Graphic Novel Review: It Won’t Always Be Like This: A Graphic Memoir by Malaka Gharib

It Won’t Always Be Like This: A Graphic Memoir by Malaka Gharib. Ten Speed Press, 2022. 9781984860293.

After her parents divorced, Malaka Gharib spent summers with her father and his side of her family in Egypt. In the first chapter, when she is nine, Malaka meets Hala, her new stepmother, a pretty young woman who seems fun and playful. They stay at the hotel where her dad works, and she and Hala spend a lot of time together. Despite the lack of much common language they get to know each other pretty well.
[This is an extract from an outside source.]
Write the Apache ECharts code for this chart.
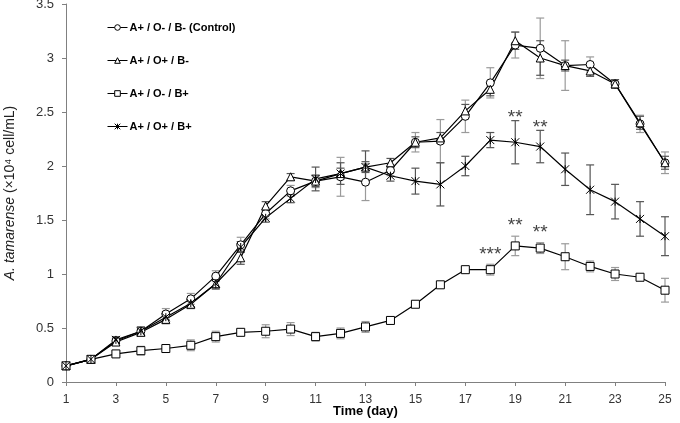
<!DOCTYPE html>
<html>
<head>
<meta charset="utf-8">
<script src="https://cdn.jsdelivr.net/npm/echarts@6/dist/echarts.min.js"></script>
<style>
  html, body { margin: 0; padding: 0; background: #fff; }
  #chart { width: 680px; height: 423px; }
</style>
</head>
<body>
<div id="chart"></div>
<script>
// days of culture
var days = ['1','2','3','4','5','6','7','8','9','10','11','12','13','14','15','16','17','18','19','20','21','22','23','24','25'];

// A+ / O- / B- (Control)
var control    = [0.15,0.21,0.38,0.47,0.63,0.77,0.98,1.27,1.56,1.77,1.86,1.90,1.85,1.96,2.22,2.23,2.46,2.77,3.12,3.09,2.93,2.94,2.76,2.39,2.03];
var controlErr = [0.02,0.02,0.03,0.04,0.05,0.05,0.05,0.07,0.05,0.05,0.06,0.18,0.17,0.05,0.09,0.20,0.15,0.14,0.12,0.28,0.23,0.07,0.04,0.08,0.10];
// A+ / O+ / B-
var oPlus    = [0.15,0.21,0.37,0.46,0.58,0.72,0.91,1.15,1.63,1.90,1.86,1.93,1.99,2.03,2.22,2.26,2.51,2.71,3.16,3.00,2.93,2.88,2.76,2.40,2.03];
var oPlusErr = [0.02,0.02,0.03,0.03,0.04,0.04,0.04,0.06,0.04,0.03,0.05,0.05,0.05,0.04,0.05,0.05,0.06,0.06,0.08,0.16,0.05,0.05,0.04,0.06,0.06];
// A+ / O- / B+
var bPlus    = [0.15,0.21,0.26,0.29,0.31,0.34,0.42,0.46,0.47,0.49,0.42,0.45,0.51,0.57,0.72,0.90,1.04,1.04,1.26,1.24,1.16,1.07,1.00,0.97,0.85];
var bPlusErr = [0.02,0.02,0.02,0.04,0.03,0.05,0.05,0.03,0.06,0.06,0.04,0.05,0.05,0.02,0.02,0.02,0.02,0.05,0.09,0.05,0.12,0.05,0.06,0.02,0.11];
// A+ / O+ / B+
var oPlusBPlus    = [0.15,0.21,0.39,0.47,0.60,0.73,0.91,1.25,1.52,1.70,1.88,1.93,1.99,1.91,1.86,1.83,2.00,2.24,2.22,2.18,1.97,1.78,1.67,1.51,1.35];
var oPlusBPlusErr = [0.02,0.02,0.03,0.04,0.05,0.04,0.05,0.05,0.04,0.04,0.11,0.10,0.15,0.05,0.12,0.20,0.09,0.07,0.20,0.15,0.15,0.23,0.16,0.16,0.18];

// significance marks
var sigDaysB  = ['18','19','20'];
var sigTextB  = ['***','**','**'];
var sigDaysOB = ['19','20'];
var sigTextOB = ['**','**'];

var yTicks = ['0','0.5','1','1.5','2','2.5','3','3.5'];

var names = ['A+ / O- / B- (Control)', 'A+ / O+ / B-', 'A+ / O- / B+', 'A+ / O+ / B+'];
var starPath = 'path://M0,0L10,10M10,0L0,10M5,0L5,10';

function lineSeries(name, values, symbol) {
    return {
        name: name,
        type: 'line',
        data: values,
        symbol: symbol,
        symbolSize: 8,
        showAllSymbol: true,
        lineStyle: { color: '#000', width: 1.2 },
        itemStyle: { color: '#fff', borderColor: '#000', borderWidth: 1 },
        z: 3
    };
}

function errSeries(values, errs, color) {
    return {
        type: 'custom',
        silent: true,
        z: 2,
        data: values.map(function(v, i) { return [i, v - errs[i], v + errs[i]]; }),
        encode: { x: 0, y: [1, 2] },
        renderItem: function(params, api) {
            var lo = api.coord([api.value(0), api.value(1)]);
            var hi = api.coord([api.value(0), api.value(2)]);
            var w = 4;
            var st = { stroke: color, lineWidth: 1.2 };
            return {
                type: 'group',
                children: [
                    { type: 'line', shape: { x1: hi[0], y1: hi[1], x2: lo[0], y2: lo[1] }, style: st },
                    { type: 'line', shape: { x1: hi[0] - w, y1: hi[1], x2: hi[0] + w, y2: hi[1] }, style: st },
                    { type: 'line', shape: { x1: lo[0] - w, y1: lo[1], x2: lo[0] + w, y2: lo[1] }, style: st }
                ]
            };
        }
    };
}

// gap = pixels between top of error bar and centre of the stars
function sigSeries(sDays, sText, values, errs, gap) {
    return {
        type: 'custom',
        silent: true,
        z: 4,
        data: sDays.map(function(d) {
            var i = days.indexOf(d);
            return [i, values[i] + errs[i]];
        }),
        renderItem: function(params, api) {
            var p = api.coord([api.value(0), api.value(1)]);
            return {
                type: 'text',
                x: p[0],
                y: p[1] - gap + 4,
                style: {
                    text: sText[params.dataIndex],
                    font: '19px "Liberation Sans"',
                    fill: '#444',
                    align: 'center',
                    verticalAlign: 'middle'
                }
            };
        }
    };
}

var chart = echarts.init(document.getElementById('chart'));
var option = {
    animation: false,
    backgroundColor: '#fff',
    grid: { left: 66, right: 15, top: 4, bottom: 41, outerBoundsMode: 'none', containLabel: false },
    legend: {
        data: names,
        orient: 'vertical',
        left: 102,
        top: 17,
        itemWidth: 20,
        itemHeight: 7,
        itemGap: 22,
        lineStyle: { width: 1 },
        itemStyle: { borderWidth: 1 },
        textStyle: { fontFamily: 'Liberation Sans', fontWeight: 'bold', fontSize: 11, color: '#000', padding: [0, 0, 0, -3] }
    },
    xAxis: {
        type: 'category',
        data: days,
        boundaryGap: false,
        name: 'Time (day)',
        nameLocation: 'middle',
        nameGap: 23,
        nameMoveOverlap: false,
        nameTextStyle: { fontFamily: 'Liberation Sans', fontWeight: 'bold', fontSize: 13, color: '#000' },
        axisLine: { lineStyle: { color: '#808080', width: 1 } },
        axisTick: { interval: 1, length: 4, lineStyle: { color: '#808080' } },
        axisLabel: { interval: 1, margin: 12, fontFamily: 'Liberation Sans', fontSize: 12, color: '#333' },
        splitLine: { show: false }
    },
    yAxis: {
        type: 'value',
        min: 0,
        max: 3.5,
        interval: 0.5,
        name: '{i|A. tamarense} (×10⁴ cell/mL)',
        nameLocation: 'middle',
        nameRotate: 90,
        nameGap: 49,
        nameMoveOverlap: false,
        nameTextStyle: {
            fontFamily: 'Liberation Sans', fontSize: 14, color: '#222',
            rich: { i: { fontFamily: 'Liberation Sans', fontSize: 14, fontStyle: 'italic', color: '#222' } }
        },
        axisLine: { show: true, lineStyle: { color: '#808080', width: 1 } },
        axisTick: { show: true, length: 4, lineStyle: { color: '#808080' } },
        axisLabel: {
            margin: 12, fontFamily: 'Liberation Sans', fontSize: 13, color: '#333',
            formatter: function(v) { return yTicks[Math.round(v / 0.5)]; }
        },
        splitLine: { show: false }
    },
    series: [
        errSeries(control, controlErr, '#9a9a9a'),
        errSeries(oPlus, oPlusErr, '#555'),
        errSeries(bPlus, bPlusErr, '#9a9a9a'),
        errSeries(oPlusBPlus, oPlusBPlusErr, '#555'),
        lineSeries(names[0], control, 'circle'),
        lineSeries(names[1], oPlus, 'triangle'),
        lineSeries(names[2], bPlus, 'rect'),
        lineSeries(names[3], oPlusBPlus, starPath),
        sigSeries(sigDaysB, sigTextB, bPlus, bPlusErr, 14),
        sigSeries(sigDaysOB, sigTextOB, oPlusBPlus, oPlusBPlusErr, 7)
    ]
};
chart.setOption(option);
</script>
</body>
</html>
In later summers as Malaka’s father’s new family continues to grow, she feels like she’s not quite a part of it. There’s a lot of teenage awkwardness, much of it about trying to relate to family across languages and cultures, but for me the heart of the book is when she becomes an adult and starts to understand Hala as a person, to see the problems in Hala’s marriage to her father.

I recently reconnected with my stepmother who I hadn’t seen in almost forty years, and no book has reminded me of knowing her as a kid as much as this one. I admire Gharib’s ability to create coherent memoirs about her teen years as much as I love the style of her drawings. This is a great book, and a follow-up to her first graphic memoir, I Was Their American Dream.